Historically, the assumption was made that reasoning tests were the best predictors of academic success, and there was evidence to support this. However, the evidence preceded the current explosion in coaching for the test and I believe is no longer valid. I have published evidence to show that even under the new Kent test which reduces the reasoning proportion of marks by half, to third of the total, it is still the most susceptible of the three test elements to coaching.
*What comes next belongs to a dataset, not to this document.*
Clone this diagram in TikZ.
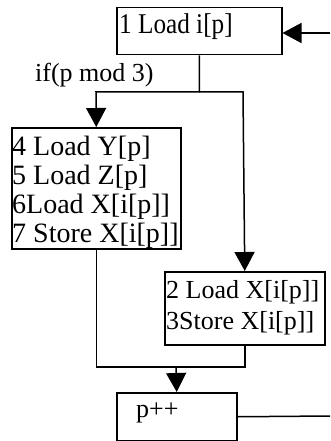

You will find an extensive analysis of the outcomes of the 2015 Kent Test here.

Since September 2010, when there were 4475 grammar school places available in Kent, through to allocation for 2015 admission when there were 4930, there has been an increase of 455 places, before many grammar schools expanded further through appeals with an increase of 200 successful appeals over the period to 652.

Amongst the many challenges and questions the Committee will have to face are:

  1. Sophisticated presentations and other actions by grammar schools to prospective parents, that inhibit FSM applicants, not necessarily deliberately.
  2. The thorny issues of reducing the effect of coaching, or else neutralising it by supporting disadvantaged pupils in preparation for the Kent Test.
  3. What changes can or should be made to the Kent grammar school assessment process to minimise the acknowledged disadvantage to FSM children?
  4. The current ban on schools preparing children for the Kent Test which disadvantages those whose families do not have the resources, or understanding to engage in coaching.
  5. Tackling primary schools that have an anti-grammar school ethos, although this is the part of the system of secondary education through the county.
  6. Ensure there is a good understanding in relevant primary schools of the reality that grammar schools are not just for the middle classes.
  7. Establishing why children who ought to be in grammar school by virtue of their ability but are not, have missed the opportunity to be appropriately placed
  8. With some 700 additional grammar school places added since 2011, has there been a proportionate increase in FSM children, and if not, what can be done further.

I am in no doubt that the work of this Committee will be criticised by many from two groups: those who are opposed to Kent’s Selective system, and those who rightly fear that increasing opportunities for FSM children will decrease their own.

With regard to the first group, it is a given that Kent will retain its selective system for better or worse, and the aim of this committee is surely to reduce inequality within that framework, not further increase the proportion of grammar school places across the county.   

With regard to the second, no child has a right to a grammar school place by virtue of parental circumstances, a not uncommon assumption.  

None of the above is an endorsement or criticism of the Kent selective system, although it is certainly creaking as the tutoring culture becomes more pervasive and more grammar schools place their own interpretation through admission rules, own tests and application of the appeals system. 

Last modified on Sunday, 21 February 2016 19:30

1 comment

  • Comment Link Friday, 11 March 2016 07:52 posted by Dr. Muhammad Ali

    I am all for neutralising the effect of coaching by supporting disadvantaged pupils in preparation for the Kent Test. I spent several hours pro-bono last year helping many such underprivileged children pass the 11+.

    Tutoring is here to stay whether one likes it or not. Making Tests 'Tutor-proof' will by extension make it 'teacher' and 'parent' proof so who wins in the end?